Avant de finir, voici mes conseils si vous venez d’apprendre que vous avez un cancer de la prostate :
– Faites de la kiné avant l’opération, quoiqu’en dise votre chirurgien ou votre médecin traitant. C’est super important, ça vous prépare à la suite. Demandez lui une ordonnance dans le cadre des maladies exonérantes dès que la déclaration a été faite à la sécu, ça sera pris en charge à 100%. Le chirurgien conseille de recommencer au plus tôt trois semaines après l’opération. Moi, j’ai repris tout seul à la maison après dix jours et ma kiné dit qu’on devrait redémarrer dès qu’on peut marcher, comme les femmes qui viennent d’accoucher. Elle dit qu’on ne peut rien se casser à l’intérieur.

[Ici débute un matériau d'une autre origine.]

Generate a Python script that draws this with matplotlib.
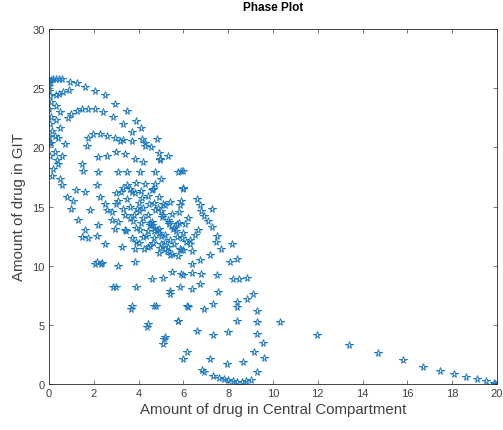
import matplotlib
matplotlib.use("Agg")
import matplotlib.pyplot as plt

plt.rcParams['font.family'] = ['Liberation Sans', 'DejaVu Sans']

# Amount of drug in central compartment (x) and in GIT (y)
# tail trajectory starting at (20, 0)
tail_x = [20.0, 19.9, 19.85, 19.5, 19.1, 18.6, 18.1, 17.45, 16.7, 15.8, 14.7, 13.4, 11.95, 10.3]
tail_y = [0.0, 0.02, 0.05, 0.22, 0.42, 0.62, 0.85, 1.13, 1.46, 2.0, 2.6, 3.3, 4.1, 5.2]

# left column near the GIT axis
left_x = [0.0, 0.05, 0.1, 0.2, 0.3, 0.45, 0.6, 0.0, 0.02, 0.05, 0.1, 0.0, 0.1, 0.05, 0.15, 0.0,
          0.1, 0.27, 0.05, 0.4, 0.2, 0.49, 0.15, 0.3, 0.45, 0.64, 0.3, 0.5, 0.3, 0.71, 0.5, 0.4,
          0.6, 0.04, 0.9, 0.25, 0.35]
left_y = [25.5, 25.6, 25.7, 25.8, 25.8, 25.8, 25.75, 25.2, 24.8, 24.3, 23.8, 23.2, 22.6, 22.0,
          21.4, 20.9, 20.4, 19.6, 19.3, 18.6, 18.2, 17.3, 17.6, 24.4, 24.5, 24.65, 23.5, 23.0,
          22.3, 20.3, 21.6, 20.8, 19.3, 20.4, 24.85, 21.0, 18.9]

# upper-right arcs
upper_x = [0.94, 1.24, 1.6, 2.05, 2.5, 2.95, 3.47, 3.9, 4.1, 4.8, 4.3, 5.3, 5.9,
           0.86, 1.0, 1.24, 1.46, 1.75, 2.05, 2.42, 2.87, 3.3, 3.7, 4.14, 4.55,
           1.75, 1.98, 2.28, 2.58, 2.95, 3.3, 3.7, 4.3,
           1.68, 2.2, 2.57, 3.0, 3.4, 3.84, 4.2, 4.96, 3.17,
           1.46, 1.52, 2.2, 3.1, 3.5, 4.06, 4.73, 5.0, 4.9, 4.96, 5.77, 6.0,
           2.13, 1.6, 2.28, 3.0, 2.5, 4.73, 4.63, 6.0, 6.0]
upper_y = [25.5, 25.4, 25.1, 24.8, 24.4, 23.7, 23.1, 22.2, 21.6, 20.7, 20.1, 19.3, 18.0,
           22.5, 22.8, 23.1, 23.2, 23.2, 23.2, 23.0, 22.6, 22.0, 21.3, 20.7, 20.0,
           20.8, 21.1, 21.1, 21.0, 20.8, 20.6, 20.5, 20.4,
           20.1, 19.2, 19.3, 19.6, 19.4, 19.0, 18.8, 19.0, 20.5,
           18.6, 18.0, 17.9, 17.9, 17.9, 17.9, 17.9, 17.3, 19.5, 18.9, 17.9, 18.0,
           16.8, 16.2, 15.8, 16.1, 15.2, 16.9, 16.5, 16.5, 16.6]

# right side of the cloud
right_x = [5.4, 5.9, 5.85, 6.6, 6.74, 6.8, 7.26, 6.9, 7.1, 7.26, 7.5, 6.65, 6.07, 5.7, 7.7,
           8.16, 7.2, 8.1, 6.4, 6.74, 6.0, 6.4, 5.1, 8.4, 8.85, 9.1, 5.85, 5.2, 6.3, 7.45]
right_y = [15.4, 15.5, 15.1, 15.6, 15.1, 14.6, 14.8, 14.2, 13.8, 13.3, 12.5, 13.0, 13.5, 13.5,
           11.4, 11.8, 10.9, 10.3, 10.1, 10.5, 11.3, 11.2, 15.2, 10.6, 9.0, 7.6, 11.4, 11.4,
           12.2, 12.0]

# lower-left arcs
lower_x = [0.79, 1.07, 1.0, 1.3, 1.46, 1.74, 2.13, 2.5, 2.13, 2.35, 2.57, 1.83, 2.2, 2.8, 2.95,
           3.24, 3.84, 4.4, 2.86, 3.0, 3.66, 3.72, 4.36, 4.42, 5.1, 5.15, 6.0, 2.05, 2.3, 3.84,
           3.1, 3.9, 4.7, 5.76, 4.6, 5.1, 5.4, 5.85, 6.2, 5.5, 5.9, 1.2, 0.6, 1.6]
lower_y = [15.8, 15.5, 14.8, 13.9, 12.4, 12.3, 12.5, 11.8, 10.3, 10.2, 14.7, 14.7, 13.4, 13.9,
           13.1, 11.6, 11.4, 11.6, 8.2, 8.2, 6.3, 6.6, 4.8, 5.1, 3.4, 3.8, 2.1, 10.1, 10.1, 10.3,
           10.0, 8.2, 6.6, 5.3, 8.9, 9.0, 7.9, 8.2, 6.5, 9.5, 9.3, 16.4, 16.8, 13.0]

# bottom area
bottom_x = [6.15, 6.9, 7.3, 7.2, 7.95, 8.65, 9.27, 9.6, 9.15, 9.56, 9.3, 9.3, 9.27, 8.85, 8.4,
            8.4, 8.4, 8.5, 8.2, 7.55, 7.3, 6.9, 8.0, 7.3, 6.6, 5.77, 5.18, 6.15, 5.4, 6.4, 6.74,
            7.5, 6.8, 6.4, 6.0, 4.78, 7.6, 7.8, 8.0, 8.2, 8.4, 8.6, 8.8, 9.0, 6.85]
bottom_y = [2.7, 1.04, 0.7, 2.1, 1.7, 1.9, 1.0, 2.2, 2.7, 3.5, 4.2, 5.2, 6.2, 7.2, 6.96, 6.5,
            5.35, 8.9, 8.9, 7.8, 6.8, 6.3, 4.4, 4.1, 4.5, 5.35, 4.0, 6.6, 7.6, 8.0, 8.45, 9.2,
            9.3, 9.4, 9.2, 6.6, 0.5, 0.4, 0.3, 0.25, 0.2, 0.2, 0.25, 0.3, 1.2]

# dense core around the equilibrium
core_x = [3.5, 3.9, 4.3, 4.6, 4.9, 5.2, 5.5, 5.8, 6.0, 6.1, 5.9, 3.2, 3.1, 3.3, 3.6, 3.9, 4.2,
          4.5, 4.9, 5.4, 3.7, 4.1, 4.4, 4.7, 5.0, 5.3, 5.55, 5.7, 5.6, 3.5, 3.6, 3.8, 4.1, 4.4,
          4.7, 5.0, 5.3, 4.0, 4.2, 4.4, 4.6, 4.9, 5.2, 5.4, 4.0, 4.2, 4.5, 4.7, 5.0, 5.2, 4.6,
          4.7, 4.8, 4.5, 4.9, 3.0, 2.8, 3.1, 3.4, 3.7, 4.0, 5.8, 6.2, 6.5, 6.3, 3.3, 3.6, 3.85,
          4.15, 4.45, 4.75, 5.05, 5.35, 5.65, 5.95, 3.4, 3.75, 4.05, 4.35, 4.65, 4.95, 5.25,
          5.5, 5.75, 4.85, 5.1, 5.35, 5.6, 3.9, 4.25, 3.45, 3.95]
core_y = [16.8, 17.0, 16.9, 16.4, 15.8, 15.1, 14.4, 13.6, 12.8, 12.0, 11.3, 16.2, 15.5, 14.8,
          14.0, 13.2, 12.4, 11.7, 11.1, 10.9, 16.2, 16.3, 15.9, 15.3, 14.6, 13.9, 13.1, 12.4,
          11.8, 15.6, 15.0, 14.3, 13.6, 12.9, 12.3, 11.8, 11.6, 15.3, 14.9, 14.3, 13.7, 13.1,
          12.6, 12.2, 14.6, 14.0, 13.4, 12.9, 12.5, 12.0, 13.4, 13.2, 13.0, 13.6, 12.8, 15.2,
          14.5, 13.7, 13.0, 12.3, 11.9, 14.5, 14.0, 12.6, 11.8, 16.6, 16.5, 16.1, 15.7, 15.2,
          14.7, 14.1, 13.5, 12.9, 12.3, 14.3, 13.8, 13.0, 12.5, 11.9, 11.5, 11.2, 11.0, 10.8,
          14.9, 14.3, 13.7, 13.2, 12.0, 11.4, 12.9, 14.8]

x_ticks = [0, 2, 4, 6, 8, 10, 12, 14, 16, 18, 20]
y_ticks = [0, 5, 10, 15, 20, 25, 30]

xs = tail_x + left_x + upper_x + right_x + lower_x + bottom_x + core_x
ys = tail_y + left_y + upper_y + right_y + lower_y + bottom_y + core_y

fig = plt.figure(figsize=(5.03, 4.31), dpi=100)
ax = fig.add_axes([49 / 503, 1 - 385 / 431, 448 / 503, 355 / 431])
ax.plot(xs, ys, linestyle='none', marker='*', markersize=5.5,
        markerfacecolor='none', markeredgecolor='#1f7cc4', markeredgewidth=0.7)

ax.set_xlim(0, 20)
ax.set_ylim(0, 30)
ax.set_xticks(x_ticks)
ax.set_yticks(y_ticks)
ax.tick_params(direction='in', top=True, right=True, length=3, width=0.5,
               labelsize=8, colors='#404040', pad=3)
for s in ax.spines.values():
    s.set_linewidth(0.6)
    s.set_color('#262626')
ax.set_title('Phase Plot', fontsize=8.5, fontweight='bold', color='#000000', pad=14)
ax.set_xlabel('Amount of drug in Central Compartment', fontsize=10.8, color='#404040', labelpad=3)
ax.set_ylabel('Amount of drug in GIT', fontsize=10.8, color='#404040', labelpad=5)

fig.savefig('out.png', dpi=100)
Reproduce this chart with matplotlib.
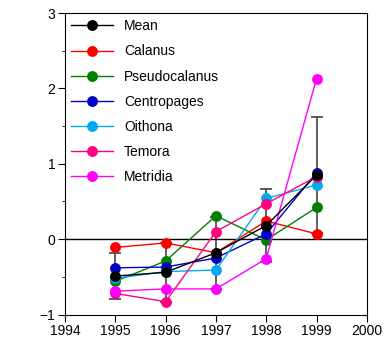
import matplotlib
matplotlib.use("Agg")
import matplotlib.pyplot as plt
from matplotlib.ticker import MultipleLocator

plt.rcParams['font.family'] = ['Liberation Sans', 'DejaVu Sans']

years = [1995, 1996, 1997, 1998, 1999]

mean = [-0.49, -0.44, -0.18, 0.18, 0.85]
mean_err = [0.30, 0.39, 0.48, 0.48, 0.77]

calanus = [-0.11, -0.05, -0.18, 0.24, 0.07]
pseudocalanus = [-0.56, -0.29, 0.31, -0.01, 0.42]
centropages = [-0.38, -0.37, -0.25, 0.07, 0.88]
oithona = [-0.52, -0.43, -0.41, 0.54, 0.72]
temora = [-0.72, -0.83, 0.10, 0.47, 0.83]
metridia = [-0.69, -0.66, -0.66, -0.26, 2.13]

species = [
    ("Calanus", calanus, "#ff0000"),
    ("Pseudocalanus", pseudocalanus, "#008000"),
    ("Centropages", centropages, "#0000cc"),
    ("Oithona", oithona, "#00aaee"),
    ("Temora", temora, "#ff0080"),
    ("Metridia", metridia, "#ff00ff"),
]

fig = plt.figure(figsize=(3.89, 3.43), dpi=100)
ax = fig.add_axes([0.167, 0.083, 0.776, 0.879])

# error bars of the mean, behind everything
ax.errorbar(years, mean, yerr=mean_err, fmt="none", ecolor="#444444",
            elinewidth=1.2, capsize=4, capthick=1.2, zorder=1)
ax.axhline(0, color="black", lw=1, zorder=1.5)

handles = []
mh, = ax.plot(years, mean, "-o", color="black", lw=1, ms=6.8, label="Mean", zorder=10)
handles.append(mh)
for i, (name, vals, col) in enumerate(species):
    h, = ax.plot(years, vals, "-o", color=col, lw=1, ms=6.8, label=name, zorder=3 + i)
    handles.append(h)

ax.set_xlim(1994, 2000)
ax.set_ylim(-1, 3)
ax.set_xticks(range(1994, 2001))
ax.set_yticks([-1, 0, 1, 2, 3])
ax.yaxis.set_minor_locator(MultipleLocator(0.5))
ax.tick_params(axis="both", which="major", direction="out", length=5,
               labelsize=10, pad=2)
ax.tick_params(axis="y", which="minor", direction="out", length=2.5)

ax.legend(handles=handles, loc="upper left", frameon=False, fontsize=10,
          handlelength=3.0, labelspacing=0.8, handletextpad=0.8,
          borderaxespad=0.2, borderpad=0.25)

plt.savefig("out.png", dpi=100)
plt.close()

– Choisissez votre chirurgien et votre méthode opératoire. Ne vous laissez ouvrir que par quelqu’un en qui vous avez une confiance totale : c’est votre prostate, votre pénis, votre vessie, pas la leur. Ne vous laissez pas imposer des choix par argument d’autorité. Si vous avez une conjointe ou un conjoint, faites-vous accompagner par elle ou lui : c’est fou tout ce que ma femme entendait que j’occultais totalement.
– Faites un régime alimentaire avant l’opération (donc pas comme moi. Je regrette de ne pas y avoir pensé avant) : vous serez plus en forme et votre cancer le sera beaucoup moins si vous ne lui donnez pas de sucre. Vos intestins supporteront bien mieux l’opération s’ils n’ont pas de gluten depuis un moment.
– Faites une activité de méditation (il y en a plein, respiration profonde, auto-hypnose, méditation …) qui vous aide à vous calmer et à trouver de la force avant l’opération, pas comme moi qui en a eu les bénéfices seulement après.
– Un autre conseil qui peut paraître très bizarre : dès que vous savez que vous avez un cancer de la prostate, chronométrez vos mictions. Je l’ai fait, ça me permet de voir à quel point j’en suis après l’opération, par rapport à avant, et c’est super encourageant de voir qu’après plus de vingt mictions de quelques gouttes par jour, j’arrive peu à peu à retrouver des vrais envies un peu longues qui se rapprochent progressivement d’avant (je vous jure que ressentir l’envie de faire pipi, ça devient très chouette et faire pipi plus de dix secondes d’affilée devient une grande victoire).
– Sans l’avoir anticipé, une opération fin mai début juin est idéale, parce qu’on peut appuyer son congé maladie sur les congés annuels. Ca fait un temps long pour vraiment se remettre. Si vous pouvez choisir la date, je vous conseille de faire ça.